Not Torture, Just Inhumane and Degrading December 12, 2014

“[H]ooding, stress positions, white noise, sleep deprivation and deprivation of food and water . . . combined with physical assaults and death threats to the men” were not torture, the European Court of Human Rights ruled in 1978, in a case Ireland brought against the U.K. protesting the treatment of Irish nationalists — the “hooded men” — imprisoned at the beginning of “the Troubles.” It was, the court ruled, “inhumane and degrading treatment.”

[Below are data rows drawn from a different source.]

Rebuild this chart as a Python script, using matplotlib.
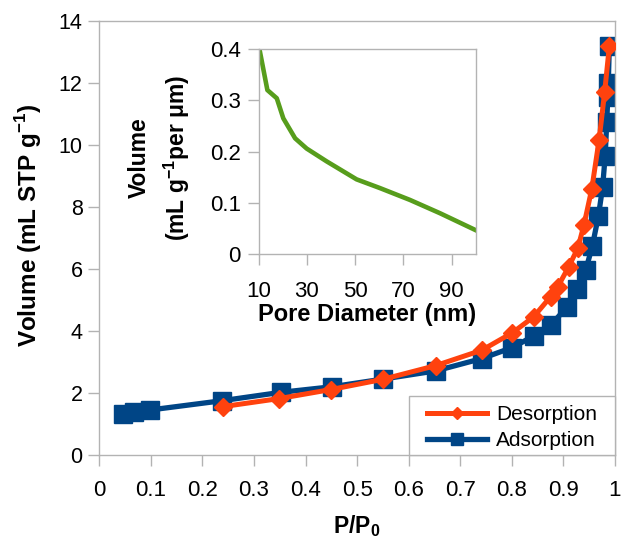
import matplotlib
matplotlib.use("Agg")
import matplotlib.pyplot as plt
from matplotlib.patches import Rectangle

plt.rcParams['font.family'] = ['Liberation Sans', 'DejaVu Sans']
plt.rcParams['mathtext.fontset'] = 'custom'
plt.rcParams['mathtext.rm'] = 'Liberation Sans'
plt.rcParams['mathtext.bf'] = 'Liberation Sans:bold'

# Main isotherm data
ads_x = [0.045, 0.068, 0.098, 0.238, 0.352, 0.451, 0.551, 0.652, 0.742, 0.800,
         0.842, 0.875, 0.907, 0.926, 0.943, 0.956, 0.968, 0.976, 0.981, 0.984,
         0.986, 0.987, 0.989]
ads_y = [1.31, 1.39, 1.45, 1.75, 2.02, 2.20, 2.45, 2.71, 3.11, 3.46,
         3.83, 4.18, 4.77, 5.35, 5.95, 6.73, 7.72, 8.64, 9.65, 10.73,
         11.53, 11.98, 13.17]

des_x = [0.240, 0.349, 0.449, 0.550, 0.652, 0.742, 0.801, 0.842, 0.875, 0.889,
         0.910, 0.928, 0.940, 0.955, 0.969, 0.980, 0.989]
des_y = [1.56, 1.82, 2.11, 2.44, 2.88, 3.38, 3.94, 4.45, 5.10, 5.42,
         6.06, 6.67, 7.43, 8.58, 10.14, 11.71, 13.17]

# Inset pore size distribution
pore_d = [10.3, 13.6, 17.5, 20.2, 25.1, 29.9, 38.2, 50.6, 60.3, 72.7, 85.2, 100]
pore_v = [0.400, 0.320, 0.304, 0.265, 0.226, 0.206, 0.181, 0.146, 0.129, 0.106, 0.080, 0.047]

x_ticks = [0, 0.1, 0.2, 0.3, 0.4, 0.5, 0.6, 0.7, 0.8, 0.9, 1]
x_tick_labels = ['0', '0.1', '0.2', '0.3', '0.4', '0.5', '0.6', '0.7', '0.8', '0.9', '1']
y_ticks = [0, 2, 4, 6, 8, 10, 12, 14]
inset_x_ticks = [10, 30, 50, 70, 90]
inset_y_ticks = [0, 0.1, 0.2, 0.3, 0.4]
inset_y_labels = ['0', '0.1', '0.2', '0.3', '0.4']

BLUE = '#004586'
ORANGE = '#ff420e'
GREEN = '#579d1c'
GREY = '#b3b3b3'

W, H = 621, 544
fig = plt.figure(figsize=(W/100, H/100), dpi=100)
ax = fig.add_axes([99.3/W, 1-455/H, (615-99.3)/W, (455-20.7)/H])

ax.plot(ads_x, ads_y, color=BLUE, lw=3.8, marker='s', ms=13.5, mec=BLUE,
        label='Adsorption', zorder=2)
ax.plot(des_x, des_y, color=ORANGE, lw=3.6, marker='D', ms=9.5, mec=ORANGE,
        label='Desorption', zorder=3)

ax.set_xlim(0, 1)
ax.set_ylim(0, 14)
ax.set_xticks(x_ticks)
ax.set_xticklabels(x_tick_labels)
ax.set_yticks(y_ticks)
for s in ax.spines.values():
    s.set_color(GREY)
    s.set_linewidth(1.0)
ax.tick_params(axis='both', colors=GREY, labelcolor='black',
               length=8, width=1.0, direction='out')
ax.tick_params(axis='x', pad=10, labelsize=16)
ax.tick_params(axis='y', pad=4, labelsize=15.5)

fig.text(357/W, 1-526/H, 'P/P$_\\mathbf{0}$', fontsize=16.5, fontweight='bold',
         ha='center', va='center')
fig.text(29/W, 1-225/H, 'Volume (mL STP g$^\\mathbf{-1}$)', fontsize=17.5,
         fontweight='bold', rotation=90, ha='center', va='center')

# Legend with a manually drawn frame
handles, labels = ax.get_legend_handles_labels()
leg_fs = 15
leg_left_px = 426.6 - 0.25 * leg_fs * 100 / 72
leg = ax.legend(handles[::-1], labels[::-1], loc='lower left',
                bbox_to_anchor=((leg_left_px - 99.3) / (615 - 99.3), 0.0),
                borderaxespad=0, frameon=False,
                fontsize=leg_fs, handlelength=2.9, handletextpad=0.42, markerscale=0.6,
                borderpad=0.25, labelspacing=0.33)
frame_x0 = (408.5 - 99.3) / (615 - 99.3)
frame_h = (455 - 396) / (455 - 20.7)
ax.add_patch(Rectangle((frame_x0, 0), 1 - frame_x0, frame_h, transform=ax.transAxes,
                       facecolor='white', edgecolor=GREY, lw=1.0, zorder=4, clip_on=False))
leg.set_zorder(5)

# Inset
ins = fig.add_axes([258.7/W, 1-254.3/H, (475.7-258.7)/W, (254.3-49)/H])
ins.plot(pore_d, pore_v, color=GREEN, lw=3.3, solid_joinstyle='round')
ins.set_xlim(10, 100)
ins.set_ylim(0, 0.4)
ins.set_xticks(inset_x_ticks)
ins.set_yticks(inset_y_ticks)
ins.set_yticklabels(inset_y_labels)
for s in ins.spines.values():
    s.set_color(GREY)
    s.set_linewidth(1.0)
ins.tick_params(axis='both', colors=GREY, labelcolor='black', labelsize=16,
                length=8, width=1.0, direction='out')
ins.tick_params(axis='x', pad=11)
ins.tick_params(axis='y', pad=5)
fig.text(367/W, 1-315/H, 'Pore Diameter (nm)', fontsize=17, fontweight='bold',
         ha='center', va='center')
fig.text(160/W, 1-158/H, 'Volume\n(mL g$^\\mathbf{-1}$per μm)', fontsize=16.5,
         fontweight='bold', rotation=90, ha='center', va='center',
         multialignment='center', linespacing=1.45)

fig.savefig('out.png', dpi=100)
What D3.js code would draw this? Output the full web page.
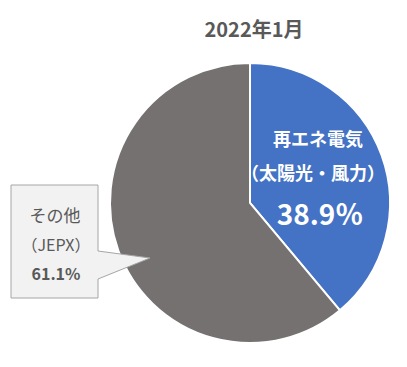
<!DOCTYPE html>
<html><head><meta charset="utf-8">
<script src="https://cdn.jsdelivr.net/npm/d3@7"></script>
<style>body{margin:0;background:#fff}svg{display:block}</style>
</head><body>
<script>
const title = "2022年1月";
const categories = ["再エネ電気（太陽光・風力）", "その他（JEPX）"];
const values = [38.9, 61.1];
const colors = ["#4472C4", "#767171"];
const renewLines = ["再エネ電気", "（太陽光・風力）", "38.9％"];
const otherLines = ["その他", "（JEPX）", "61.1%"];

const W = 407, H = 367;
const cx = 250, cy = 203, r = 140;
const font = "'Noto Sans CJK JP','Noto Sans',sans-serif";

const svg = d3.select("body").append("svg").attr("width", W).attr("height", H);

svg.append("text").attr("x", 254).attr("y", 37).attr("text-anchor", "middle")
  .attr("font-family", font).attr("font-size", 20).attr("font-weight", "bold")
  .attr("fill", "#595959").text(title);

const pie = d3.pie().sort(null).value(d => d)(values);
const arc = d3.arc().innerRadius(0).outerRadius(r);
const g = svg.append("g").attr("transform", `translate(${cx},${cy})`);
g.selectAll("path").data(pie).join("path")
  .attr("d", arc).attr("fill", (d, i) => colors[i])
  .attr("stroke", "#fff").attr("stroke-width", 2);

// labels on the blue slice
const lab = svg.append("g").attr("font-family", font).attr("font-weight", "bold").attr("fill", "#fff").attr("text-anchor", "middle");
lab.append("text").attr("x", 318).attr("y", 146).attr("font-size", 18).text(renewLines[0]);
lab.append("text").attr("x", 313).attr("y", 180).attr("font-size", 18).text(renewLines[1]);
lab.append("text").attr("x", 320).attr("y", 225).attr("font-size", 28).text(renewLines[2]);

// callout for the other slice
const bx0 = 11, bx1 = 98, by0 = 185, by1 = 298;
const tip = [150, 258];
const callout = d3.path();
callout.moveTo(bx0, by0); callout.lineTo(bx1, by0); callout.lineTo(bx1, 251);
callout.lineTo(tip[0], tip[1]); callout.lineTo(bx1, 279); callout.lineTo(bx1, by1);
callout.lineTo(bx0, by1); callout.closePath();
svg.append("path").attr("d", callout.toString()).attr("fill", "#F2F2F2")
  .attr("stroke", "#A6A6A6").attr("stroke-width", 1);

const ot = svg.append("g").attr("font-family", font).attr("fill", "#595959").attr("text-anchor", "middle").attr("font-size", 16);
ot.append("text").attr("x", 55).attr("y", 222).attr("font-size", 17).text(otherLines[0]);
ot.append("text").attr("x", 56).attr("y", 251).text(otherLines[1]);
ot.append("text").attr("x", 56).attr("y", 280).attr("font-weight", "bold").text(otherLines[2]);
</script>
</body></html>
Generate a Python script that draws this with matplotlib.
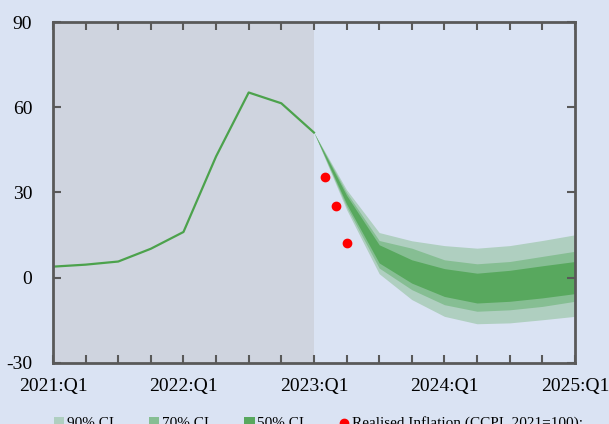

At the urging of some of the surviving hooded men, the Irish government has asked the court to revise its judgment. According to the Guardian, “the government knew its core argument – that the effects of techniques used on the hooded men were not severe or long-lasting – was untrue. The British government fought a vigorous legal action in 1978 to absolve it of the ‘special stigma’of its armed forces being found guilty of committing acts of torture.”

One of the men, Michael Donnelly, told the Londonderry Sentenel that the English government “got their way even though, as some of the papers have shown, they referred to it themselves as torture at that time. They were calling it torture and they took it to the European Court to say that it wasn’t torture. . . . The decision to proceed with the torture, according to Mervyn Rees in these documents, was made at the highest level of government — it was a Cabinet decision. They were actually talking about torture and appealing against it being classified as torture.”

This is a very delicate and evasive distinction, between torture and inhumane and degrading treatment. The victim will appreciate the difference, but what legal or moral use it is? Is it some sort of defense to say “We treated the men inhumanely and degradingly, but at least we didn’t torture them”?